Seeing Spy Phone Labs’ success, other app developers created similar apps and listed them on Google Play with names that infringed on the SPY PHONE® trademark. In response, Spy Phone Labs would file trademark complaints using Google’s online complaint form, resulting in Google’s removal of the infringing apps.
In June 2013, following an angry exchange between Spy Phone Labs and a developer whose app was removed in response to a trademark complaint, Google declined to remove an infringing app in response to another trademark complaint and, the following week, removed the SPY PHONE® app from Google Play based on an alleged violation of Google’s developer policies. After a brief period when the SPY PHONE® app was allowed back into Google Play, Spy Phone Labs’ developer account was suspended based on allegations of additional policy violations.
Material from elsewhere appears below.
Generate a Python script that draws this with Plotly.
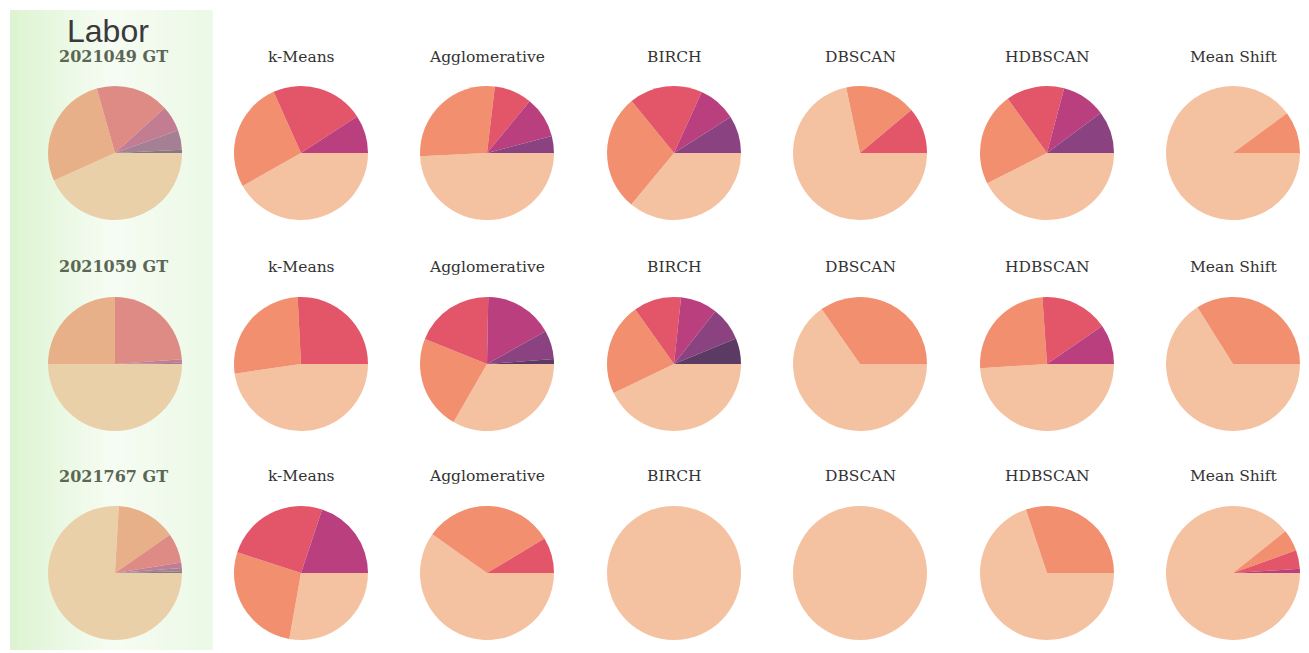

Protests by Spy Phone Labs that someone was filing false complaints to harm its business fell on deaf ears.
Several weeks later, Spy Phone Labs received an anonymous letter from someone who identified herself as a Google employee. The letter stated that employees at Google responsible for monitoring activity on Google Play were being paid by developers to obtain favorable treatment, and that the SPY PHONE® app had been removed from Google Play at the behest of a competing developer, not because of any policy violation.
Spy Phone Labs retained Michael Freeman of Greenberg Freeman, who commenced a federal lawsuit against Google that included, among others, a claim for contributory trademark infringement, which alleged that Google was enabling other developers to infringe on the SPY PHONE® trademark by failing to remove apps from Google Play with infringing names, and for breach of contract, which alleged that Spy Phone Labs’ suspension violated the terms of the developer agreement between Spy Phone Labs and Google.
Google moved to dismiss the claims against it, arguing that its conduct was protected under the Digital Millennium Copyright Act, that it did not knowingly allow any developer to infringe on the SPY PHONE® trademark, and that it had acted within its rights and discretion under the developer agreement in suspending Spy Phone Labs.
The Court denied Google’s motion to dismiss, finding that Spy Phone Labs had sufficiently pleaded facts that, if proven, would subject Google to liability for contributory trademark infringement and breach of contract, as well as other causes of action alleged in the complaint. The decision is reported at 2016 WL 6025469, 120 U.S.P.Q.2d 1827 (N.D. Cal. Oct. 14, 2016).
Following the decision on the motion to dismiss, rather than continuing with the lawsuit, the parties reached a confidential resolution of their dispute.